After a series of motions, votes, rescissions and more motions and votes, the Kilgore ISD Board of Trustees will help pay for rings and lapel pins to celebrate the state champion Kilgore High School boys’ varsity soccer team.
The action, which came by resolution, was accompanied by much discussion about the precedent it would set. When the 2004 football team won the state championship, the University Interscholastic Team prohibited school districts from purchasing commemorative rings or lapel pins for student athletes.
That rule changed in 2015, though, allowing districts to purchase commemorative rings or other “major award” for state championships.
The KISD board ultimately approved by a 5-2 vote to pay $200 toward the awards per student athlete, student trainer, coach and trainer associated with the team.
Trustees Joe T. Parker and Scott Montgomery voted against the motion to approve the resolution.
Parker began the discussion with comments about the district’s 2015 decision to elimination the homestead exemption.

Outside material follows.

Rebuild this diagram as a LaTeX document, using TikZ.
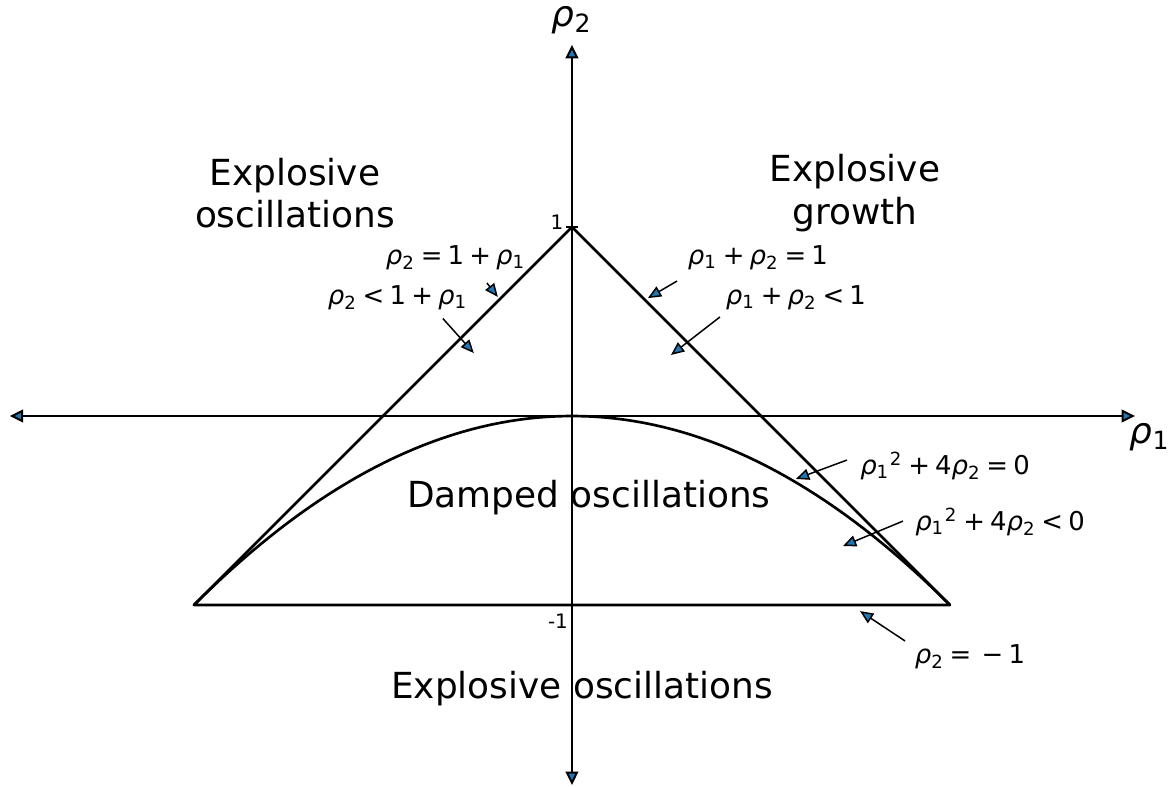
\documentclass[tikz,border=0pt]{standalone}
\usepackage{fontspec}
\setmainfont{DejaVu Sans}
\usepackage{xcolor}
\usetikzlibrary{arrows.meta}
\definecolor{tipblue}{RGB}{31,119,180}
\newcommand{\ra}{{\itshape ρ}\textsubscript{1}}
\newcommand{\rb}{{\itshape ρ}\textsubscript{2}}
\newcommand{\gap}{\hspace{0.2em}}

\begin{document}
\begin{tikzpicture}[
  x=2cm, y=2cm,
  axisline/.style={{Triangle[length=4pt,width=3.8pt,fill=tipblue]}-{Triangle[length=4pt,width=3.8pt,fill=tipblue]}, line width=0.6pt},
  curve/.style={line width=0.8pt, line join=round},
  regionlabel/.style={align=center, font=\fontsize{10.8}{12.8}\selectfont, inner sep=0pt},
  eqlabel/.style={font=\fontsize{7.8}{9}\selectfont, inner sep=0pt},
  ticklabel/.style={font=\fontsize{6}{7}\selectfont, inner sep=0pt},
  pointer/.style={-{Triangle[length=4pt,width=3.4pt,fill=tipblue]}, line width=0.45pt}
]
\useasboundingbox (-3.026,-1.958) rectangle (3.180,2.201);

% axes
\coordinate (xleft) at (-2.974,0);
\coordinate (xright) at (2.979,0);
\coordinate (ybottom) at (0,-1.952);
\coordinate (ytop) at (0,1.963);
\draw[axisline] (xleft) -- (xright);
\draw[axisline] (ybottom) -- (ytop);
\node[regionlabel] (rho1) at (3.058,-0.111) {\ra};
\node[regionlabel] (rho2) at (0,2.095) {\rb};

% ticks
\draw[line width=0.6pt] (-0.032,1) -- (0.032,1);
\node[ticklabel] (tickone) at (-0.079,1.026) {1};
\node[ticklabel] (tickminus) at (-0.074,-1.085) {-1};

% stability triangle
\coordinate (apex) at (0,1);
\coordinate (lcorner) at (-2,-1);
\coordinate (rcorner) at (2,-1);
\draw[curve] (lcorner) -- (apex) -- (rcorner) -- cycle;
\draw[curve] plot[domain=-2:2, samples=80] (\x,{-\x*\x/4});

% regions
\node[regionlabel] (leftosc) at (-1.466,1.18) {Explosive\\oscillations};
\node[regionlabel] (growth) at (1.497,1.18) {Explosive\\growth};
\node[regionlabel] (damped) at (0.09,-0.434) {Damped oscillations};
\node[regionlabel] (lowosc) at (0.053,-1.444) {Explosive oscillations};

% equations
\node[eqlabel] (eqa) at (-0.614,0.836) {\rb\gap=\gap1\gap+\gap\ra};
\node[eqlabel] (eqb) at (-0.921,0.624) {\rb\gap<\gap1\gap+\gap\ra};
\node[eqlabel] (eqc) at (0.984,0.836) {\ra\gap+\gap\rb\gap=\gap1};
\node[eqlabel] (eqd) at (1.185,0.624) {\ra\gap+\gap\rb\gap<\gap1};
\node[eqlabel] (eqe) at (1.974,-0.265) {\ra\textsuperscript{2}\gap+\gap4\rb\gap=\gap0};
\node[eqlabel] (eqf) at (2.265,-0.561) {\ra\textsuperscript{2}\gap+\gap4\rb\gap<\gap0};
\node[eqlabel] (eqg) at (2.106,-1.275) {\rb\gap=\gap\gap−\gap1};

\coordinate (taila) at (-0.450,0.704); \coordinate (tipa) at (-0.392,0.630);
\coordinate (tailb) at (-0.683,0.516); \coordinate (tipb) at (-0.519,0.333);
\coordinate (tailc) at (0.556,0.714);  \coordinate (tipc) at (0.402,0.624);
\coordinate (taild) at (0.783,0.524);  \coordinate (tipd) at (0.524,0.323);
\coordinate (taile) at (1.455,-0.233); \coordinate (tipe) at (1.185,-0.333);
\coordinate (tailf) at (1.751,-0.556); \coordinate (tipf) at (1.434,-0.688);
\coordinate (tailg) at (1.762,-1.190); \coordinate (tipg) at (1.524,-1.032);

\draw[pointer] (taila) -- (tipa);
\draw[pointer] (tailb) -- (tipb);
\draw[pointer] (tailc) -- (tipc);
\draw[pointer] (taild) -- (tipd);
\draw[pointer] (taile) -- (tipe);
\draw[pointer] (tailf) -- (tipf);
\draw[pointer] (tailg) -- (tipg);
\end{tikzpicture}
\end{document}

“I think if this is done, then I think it’s going to make the citizens that were irate even more irate that you’re spending taxpayers’ money on this,” said Parker, who was not a member of the board at the time of the decision and is not named in the ongoing lawsuit against the district and the trustees who were involved in the decision. “We’re supposed to take taxpayers’ money and use that money to give the kids a good education, get good teachers, and we’re supposed to use it wisely… In the past when the kids have made it to the state championship, won the state championship there were ways the community came together and they got those rings, and I think if we did it that way today, I don’t think we’d have a problem with the kids getting the rings.”
Trustee Reggie Henson, however, was the first to support putting money toward the awards.
“If we’re going to sit here and celebrate these kids about winning the state championship and then we’re not going to do anything for them, I think is a disgrace to them,” he said. “We talk about it’s all about the kids. They represented Kilgore well.”
Board Secretary Trey Hattaway put his voice alongside Henson in support of approving the resolution.
“I think we need to do something. I’m not saying we have to pay for it all or whatever,” Hattaway said, but celebrating students’ victories and accomplishments is part of the educational process. “The fact that we might have a champion in this sport or in that division, whatever, I’m ready to celebrate any victory… We can make a policy that will cover everybody.”
That policy will come later, though, as the proposed resolution applies only to the state championship boys’ varsity soccer team.
So as not to exclude any student or staff members of the team, Hattaway made a motion to amend the resolution to include student trainers and professional trainers throughout the document, allowing them the same options as student athletes and coaches to receive awards.
“They’re an integral part of that team, just like the players and the coaches,” Board President Dereck Borders said with Parker agreeing. Coach Mike Wood added the student trainers were recognized with the players during the April 24 board meeting.
The amendment passed by a vote of 6-1 with Montgomery voting against it, but the original amended resolution was met with the 5-2 vote with Parker joining Montgomery with a nay vote.
Less than one minute after voting on the amended resolution, though, Montgomery brought to the board’s attention phrasing that could be misinterpreted as saying the district would give a total amount not to exceed $200, not $200 per person for the award.
After discussion of how to proceed, the board unanimously approved to rescind the just-accepted motion to approve the resolution and then approved a new amendment (by a vote of 6-1 with Montgomery as the one) specifying the $200 was per person toward the award.
The board then voted again on the resolution with the new amendment included, approving it by a vote of 5-2 with Montgomery and Parker remaining in the minority.
Before bringing the discussion into open session, the board met in closed session for “consultation with attorney regarding resolution for award expenditures related to state soccer championship” and for consultation with attorney regarding the homestead exemption lawsuit.
An item to discuss policy that would include a budgetary item to pay at most $200 for students’ state championship commemorative awards is expected to be on the agenda for the May 29 regular board meeting.